Harness the power of the Synthetic Accessibility Score (SAS)
The ability to differentiate between ‘easy-to-make’ and ‘difficult-to-make’ molecules is a hard, but widely useful task, e.g., for prioritizing compounds in virtual screening pipelines. By combining the modern deep-learning model, and data collected with our renowned retrosynthetic planning software, we deliver SYNTHIA™ Synthetic Accessibility Score (SAS) service, a tool applicable to high-throughput in-silico compounds processing.
At present, combinatorial chemistry and generative modelling are used for constructing gigantic compounds datasets . However, the actual synthesis of many molecules obtained with such methods may be challenging.
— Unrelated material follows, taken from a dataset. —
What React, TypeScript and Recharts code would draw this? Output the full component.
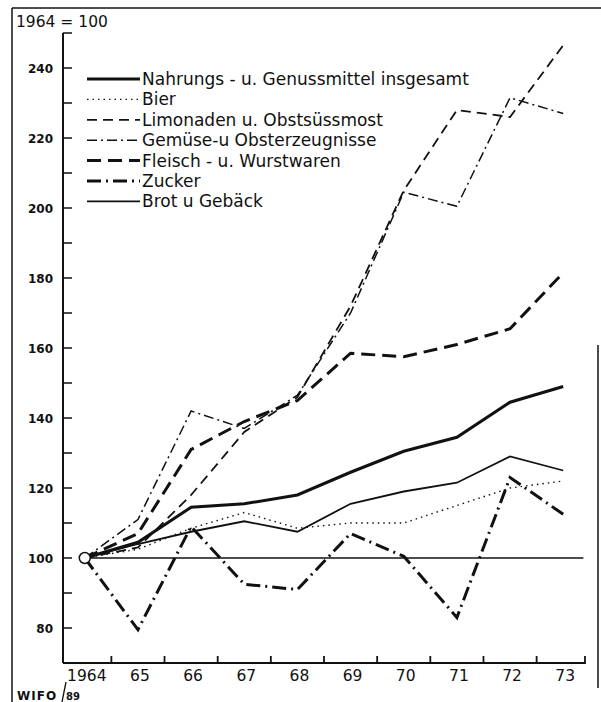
import React from 'react';
import { LineChart, Line, XAxis, YAxis, ReferenceLine, ReferenceDot, Legend } from 'recharts';

// index 1964 = 100
const years = [64, 65, 66, 67, 68, 69, 70, 71, 72, 73];
const nahrung = [100, 104.5, 114.5, 115.5, 118, 124.5, 130.5, 134.5, 144.5, 149];
const bier = [100, 102.5, 108.5, 113, 108.5, 110, 110, 115, 120, 122];
const limonaden = [100, 103, 118, 136, 146, 172, 205, 228, 226, 246.5];
const gemuese = [100, 111, 142, 137, 146.5, 170, 204.5, 200.5, 231.5, 227];
const fleisch = [100, 107, 131, 139, 145, 158.5, 157.5, 161, 165.5, 181.5];
const zucker = [100, 79.5, 109, 92.5, 91, 107, 100.5, 83, 123, 112.5];
const brot = [100, 104, 107.5, 110.5, 107.5, 115.5, 119, 121.5, 129, 125];

const yTicks = [70, 80, 90, 100, 110, 120, 130, 140, 150, 160, 170, 180, 190, 200, 210, 220, 230, 240, 250];
const xTicks = [64, 64.5, 65, 65.5, 66, 66.5, 67, 67.5, 68, 68.5, 69, 69.5, 70, 70.5, 71, 71.5, 72, 72.5, 73, 73.41];

const INK = '#111';
const FONT = '"DejaVu Sans", sans-serif';

const series = [
  { key: 'nahrung', name: 'Nahrungs - u. Genussmittel insgesamt', values: nahrung, w: 3, dash: undefined },
  { key: 'bier', name: 'Bier', values: bier, w: 1.4, dash: '1.5 4' },
  { key: 'limonaden', name: 'Limonaden u. Obstsüssmost', values: limonaden, w: 1.8, dash: '10 6' },
  { key: 'gemuese', name: 'Gemüse-u Obsterzeugnisse', values: gemuese, w: 1.5, dash: '10 4 2 4' },
  { key: 'fleisch', name: 'Fleisch - u. Wurstwaren', values: fleisch, w: 3, dash: '14 7' },
  { key: 'zucker', name: 'Zucker', values: zucker, w: 3, dash: '14 5 2 5' },
  { key: 'brot', name: 'Brot u Gebäck', values: brot, w: 1.8, dash: undefined },
];

const data = years.map((yr, i) => {
  const row: Record<string, number> = { year: yr };
  series.forEach((s) => {
    row[s.key] = s.values[i];
  });
  return row;
});

function YTick(props: any) {
  const { x, y, payload } = props;
  const v = payload.value;
  const labelled = v % 20 === 0 && v >= 80 && v <= 240;
  return (
    <g>
      <line x1={x} y1={y} x2={x + 9} y2={y} stroke={INK} strokeWidth={1.5} />
      {labelled && (
        <text x={x - 10} y={y + 4.5} textAnchor="end" fontSize={12} fontWeight="bold" fontFamily={FONT} fill={INK}>
          {v}
        </text>
      )}
    </g>
  );
}

function XTick(props: any) {
  const { x, y, payload } = props;
  const v = Number(payload.value);
  const major = Math.abs(v - Math.round(v)) < 0.01;
  return (
    <g>
      {major ? (
        <text x={x + 2} y={y + 18} textAnchor="middle" fontSize={15.5} fontFamily={FONT} fill={INK}>
          {v === 64 ? '1964' : String(v)}
        </text>
      ) : (
        <path d={`M${x},${y + 1}V${y - 7}`} stroke={INK} strokeWidth={1.8} fill="none" />
      )}
    </g>
  );
}

function LegendBox() {
  return (
    <svg width={420} height={150}>
      {series.map((s, i) => {
        const y = 13 + i * 20.4;
        return (
          <g key={s.key}>
            <line x1={2} y1={y} x2={55} y2={y} stroke={INK} strokeWidth={s.w} strokeDasharray={s.dash} />
            <text x={57} y={y + 6} fontSize={17} fontFamily={FONT} fill={INK}>
              {s.name}
            </text>
          </g>
        );
      })}
    </svg>
  );
}

export default function App() {
  return (
    <div style={{ position: 'absolute', left: 0, top: 0, width: 601, height: 702, background: '#fff' }}>
      <LineChart width={601} height={702} data={data} margin={{ top: 33, right: 16, bottom: 9, left: 0 }}>
        <XAxis
          dataKey="year"
          type="number"
          domain={[63.59, 73.41]}
          ticks={xTicks}
          interval={0}
          minTickGap={0}
          height={30}
          tickSize={0}
          tickMargin={0}
          tickLine={false}
          axisLine={{ stroke: INK, strokeWidth: 2 }}
          tick={XTick}
        />
        <YAxis
          type="number"
          domain={[70, 250]}
          ticks={yTicks}
          interval={0}
          width={63}
          tickSize={0}
          tickMargin={0}
          tickLine={false}
          axisLine={{ stroke: INK, strokeWidth: 2 }}
          tick={YTick}
        />
        <ReferenceLine
          segment={[
            { x: 64, y: 100 },
            { x: 73.38, y: 100 },
          ]}
          stroke={INK}
          strokeWidth={1.3}
        />
        {series.map((s) => (
          <Line
            key={s.key}
            dataKey={s.key}
            name={s.name}
            type="linear"
            stroke={INK}
            strokeWidth={s.w}
            strokeDasharray={s.dash}
            dot={false}
            activeDot={false}
            isAnimationActive={false}
          />
        ))}
        <ReferenceDot x={64} y={100} r={5.5} fill="#fff" stroke={INK} strokeWidth={1.5} />
        <Legend
          layout="vertical"
          align="center"
          verticalAlign="middle"
          content={() => <LegendBox />}
          wrapperStyle={{ position: 'absolute', left: 85, top: 66, width: 420, height: 150 }}
        />
      </LineChart>
      <svg
        width={601}
        height={702}
        style={{ position: 'absolute', left: 0, top: 0, pointerEvents: 'none' }}
      >
        <line x1={12} y1={8} x2={601} y2={8} stroke={INK} strokeWidth={1.5} />
        <line x1={12} y1={8} x2={12} y2={702} stroke={INK} strokeWidth={1.5} />
        <line x1={598} y1={345} x2={598} y2={688} stroke={INK} strokeWidth={1.5} />
        <text x={16} y={27} fontSize={15.5} fontFamily={FONT} fill={INK}>
          1964 = 100
        </text>
        <text x={17} y={700} fontSize={12} fontWeight="bold" letterSpacing={1} fontFamily={FONT} fill={INK}>
          WIFO
        </text>
        <line x1={66} y1={682} x2={62} y2={702} stroke={INK} strokeWidth={1.3} />
        <text x={66} y={700} fontSize={10} fontWeight="bold" fontFamily={FONT} fill={INK}>
          89
        </text>
      </svg>
    </div>
  );
}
To address this problem, synthetic accessibility measures are used to determine molecule feasibility as early as possible in drug discovery pipeline.
SYNTHIA™ SAS API service provides the predictions for such ‘molecular complexity’ in terms of number of synthetic steps from small, commercially available building blocks. The machine learning model underpinning SAS has been pre-trained on synthetic scenarios obtained with algorithms from SYNTHIA™ Retrosynthetic Planning Tool , , . Finally, our cloud hosted and ISO-27001 certified product offers the ability to easily process millions of molecules daily and up to a thousand molecules in a single query, enabling SYNTHIA™ SAS service prediction to be more commonly used in drug design process.
Input/output for SAS model
Input molecules need to be provided in the widely used SMILES text format  and the API endpoint supports batch requests. The input SMILES consist of single fragment molecule.
The returned measure, here defined as Synthetic Accessibility Score (SAS), is a single float number from range 0-10, assigned for each corresponding input molecule. Returned score approximates how many steps it takes to synthesize the molecule using commercially available building blocks. The lowest numbers (values close to 0) are returned to chemicals that are predicted to be easy to make (or even can be commercially available). The higher numbers are returned when the model forecasts more synthetic steps to obtain the requested compound. For scores close to maximal value (10), synthesis is predicted to be either extremely complex (many reaction steps) or even unfeasible, e.g., due to exotic structural motifs in the molecule. In general, the lower the score the easier it should be to synthesize the molecule.
In an event that some of the molecules in request are invalid (e.g., hypervalent, incomplete rings, improper protonation of aromatic atoms, multi-fragment) the request will still be processed. Scores for such entries will be null and appropriate comments will be returned alongside in the response structure.
Predictive model characteristics
SYNTHIA™ SAS v1.0 is based on a regressor that includes graph convolutional neural network (GCNN). Such architecture allows for learning an internal representation of each molecule by operating on its graph structure rather than pre-computed molecular descriptors . In particular, the model consists of bond-level directed message passing neural network (D-MPNN) followed by feedforward neural network (FNN) The implementation was adapted from Chemprop open-source project .
Machine learning model was trained using SYNTHIA™ automatic retrosynthesis module results as a target value. Specialized and normalized SYNTHIA™ score was used to reflect the number of steps, e.g., not penalizing non-selective reactions, implicit protections strategy, minimal price contribution to the score, and only small building blocks were used as SYNTHIA™ search settings. Additionally, a smoothing function was applied to better build gradient for high scores, aimed for better resolution of hard to synthesize molecules (see also Fig. 1).